Al ciudadano común se le está poniendo una cara de empadronado en Penitencia DF que ya no es fácil disimular. Quizá los ejemplos mostrados con inusitada sencillez y claridad de cómo afecta a su bolsillo la desigualdad, y la falta de solidaridad de unas regiones para con otras, les haga entrar en razón.

Ahora, en un ejercicio de aporreamiento sincronizado, los tambores producen una atronadora y contundente sinfonía. Unos sonidos secos y recalcitrantes que, eso sí, en las próximas noches siembran las calles de una atmósfera de tétrica solemnidad.

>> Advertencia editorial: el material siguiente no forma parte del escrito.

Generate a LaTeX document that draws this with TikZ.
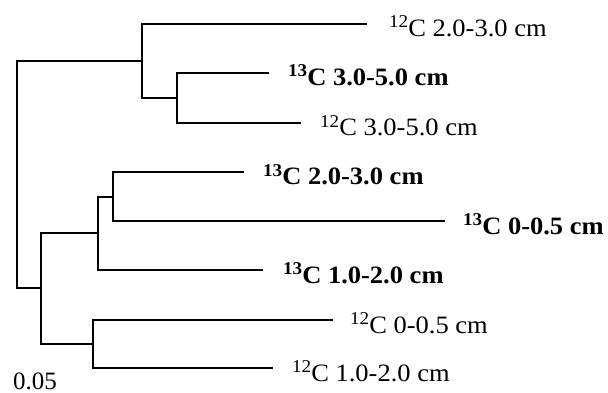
\documentclass[tikz,border=0pt]{standalone}
\usepackage{fontspec}
\setmainfont{Liberation Serif}
\newfontfamily\labelfont[FakeStretch=1.06]{Liberation Serif}
\newcommand{\iso}[1]{\raisebox{9pt}{\fontsize{18}{18}\selectfont #1}}
\begin{document}
\begin{tikzpicture}[x=1pt,y=-1pt,
  branch/.style={line width=2.1pt,line cap=rect},
  leaflabel/.style={anchor=base west,inner sep=0pt,font=\labelfont\fontsize{25}{25}\selectfont},
  boldlabel/.style={leaflabel,font=\labelfont\fontsize{25}{25}\selectfont\bfseries},
  scalelabel/.style={anchor=base west,inner sep=0pt,font=\fontsize{25}{25}\selectfont}]
\useasboundingbox (0,0) rectangle (608,393);
% leaf ends
\coordinate (e1) at (366,24);
\coordinate (e2) at (268,73);
\coordinate (e3) at (300,123);
\coordinate (e4) at (243,172);
\coordinate (e5) at (444,221);
\coordinate (e6) at (262,270);
\coordinate (e7) at (332,320);
\coordinate (e8) at (272,368);
% internal nodes
\coordinate (n2) at (177,98);
\coordinate (n1) at (142,61);
\coordinate (n5) at (113,197);
\coordinate (n4) at (98,233);
\coordinate (n6) at (93,344);
\coordinate (n3) at (41,288);
\coordinate (root) at (17,175);
% labels
\node[leaflabel] (l1) at (389,37) {\iso{12}C 2.0-3.0 cm};
\node[boldlabel] (l2) at (288,86) {\iso{13}C 3.0-5.0 cm};
\node[leaflabel] (l3) at (320,136) {\iso{12}C 3.0-5.0 cm};
\node[boldlabel] (l4) at (263,185) {\iso{13}C 2.0-3.0 cm};
\node[boldlabel] (l5) at (463,234) {\iso{13}C 0-0.5 cm};
\node[boldlabel] (l6) at (283,283) {\iso{13}C 1.0-2.0 cm};
\node[leaflabel] (l7) at (350,333) {\iso{12}C 0-0.5 cm};
\node[leaflabel] (l8) at (292,381) {\iso{12}C 1.0-2.0 cm};
\node[scalelabel] (scale) at (13,389) {0.05};
% branches
\draw[branch] (e2) -| (n2) |- (e3);
\draw[branch] (e1) -| (n1) |- (n2);
\draw[branch] (e4) -| (n5) |- (e5);
\draw[branch] (n5) -| (n4) |- (e6);
\draw[branch] (e7) -| (n6) |- (e8);
\draw[branch] (n4) -| (n3) |- (n6);
\draw[branch] (n1) -| (root) |- (n3);
\end{tikzpicture}
\end{document}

La verdadera carga penitencial, esta semana, y cualquiera otra, es la de contemplar, y soportar, el incalificable juego político con el que, ajenos al esfuerzo, los principios y la búsqueda del bien común, se distraen nuestros políticos, tan orgullositos de sus cargos, prebendas y notoriedad pública. Sueño con el día que en el que la IA permita valorar lo bueno y lo malo de la gestión de cada cargo público.

Ese momento mágico en el que se pulse el botón y se imprima, como si fuera el de la ORA, el ticket en el que se mida, objetiva y numéricamente, el beneficio producido o el daño causado. Y que aparezca la valoración que en términos políticos, de responsabilidad civil y penal, deba asumir cada uno. Y su repercusión, al menos, sobre lo cobrado por el ejercicio del cargo.

La gran mayoría se situarían, sin duda, en una posición de insolvencia manifiesta. Pero, al menos, podrían comenzar a desarrollar, con esa humidad que preconizaban en sus campañas, trabajos sencillos (que no excedan sus capacidades) en beneficio de la comunidad. Eso sí que sería favorecer la convivencia. Y que todos sean tratados por igual.